Germany bars amputee long jumper
Markus Rehm's carbon-fibre prosthesis said to give an 'unfair advantage'
Associated Press in Frankfurt
Germany excluded an amputee long jumper from their team for the European Championships, saying the athlete's carbon-fibre prosthesis gives him an unfair advantage.
Paralympic champion Markus Rehm won the long jump at the German nationals last weekend with an effort of 8.24 metres. As German champion, that would normally qualify him for the August 12-17 Euros in Zurich.
But the German athletics federation, DLV, dropped him.
"I find it a pity and disappointing," said Rehm, adding that he would not lodge an appeal.
The case has parallels to that of Oscar Pistorius, the double-amputee South African runner who went to court to win the right to compete in the 2012 London Olympics.
DLV president Clemens Prokop said there was a "significant difference" between jumps with a blade-like prosthesis and natural jumps in run-up and lift-off.
"There is significant doubt that jumps with a leg prosthesis and a natural joint are comparable," Prokop said.
Prokop said biometric measurements conducted at the nationals in Ulm showed that Rehm's prosthesis might give him an unfair "catapult effect" that allows him longer jumps. He was also faster by a second per metre at take-off.
Other experts have questioned the measuring method.
The German federation of disabled sport said the decision was a "step backward" in efforts to bring equality between disabled and able-bodied athletes.
"I wish the DVL had been more courageous," said Karl Quade, vice-president of the disabled sports association, adding that the measurements during the championship were "not a solid base".

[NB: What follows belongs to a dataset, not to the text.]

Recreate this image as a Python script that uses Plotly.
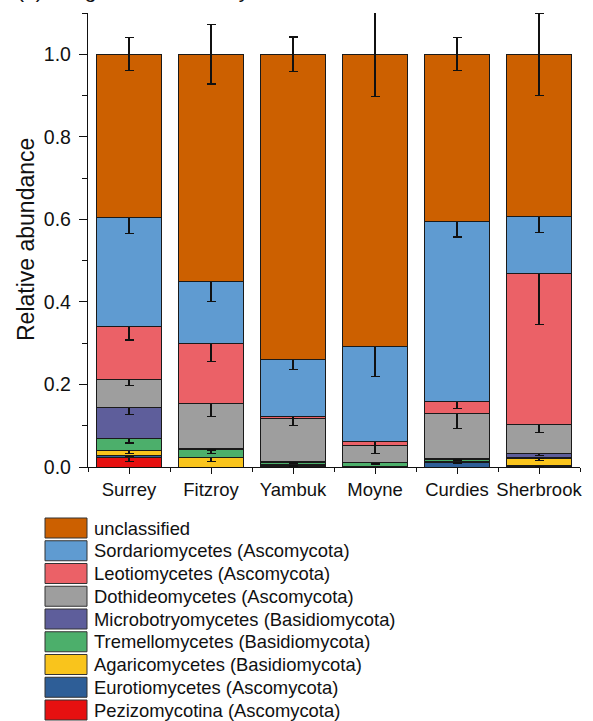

"I am not sure you can draw a valid conclusion that Markus Rehm had an advantage," Quade said.
Christian Reif, who finished second at the nationals, said of Rehm: "Advantage or no advantage, you are a winner for me because you showed everyone what athletes with a disability are capable of."
Alfons Hoermann, president of the German Olympic Committee, said it was a difficult decision for the athletics federation.
"It's a bitter personal disappointment for Markus Rehm. He made history last weekend with his outstanding performance,' Hoermann said.
He said the decision was just the beginning of a general discussion on whether disabled athletes should compete in regular competitions.
Prokop said "worldwide rules" were needed and that he would ask the IAAF to look into the issue.
Rehm, whose right leg was amputated below the knee, could appeal against the decision to the DLV's own arbitration commission or go to a regular court.
Pistorius waged a four-year battle to win eligibility to compete in the Olympics.
He ran in the 400m and 4x400m relay at the 2011 world championships and 2012 London Games.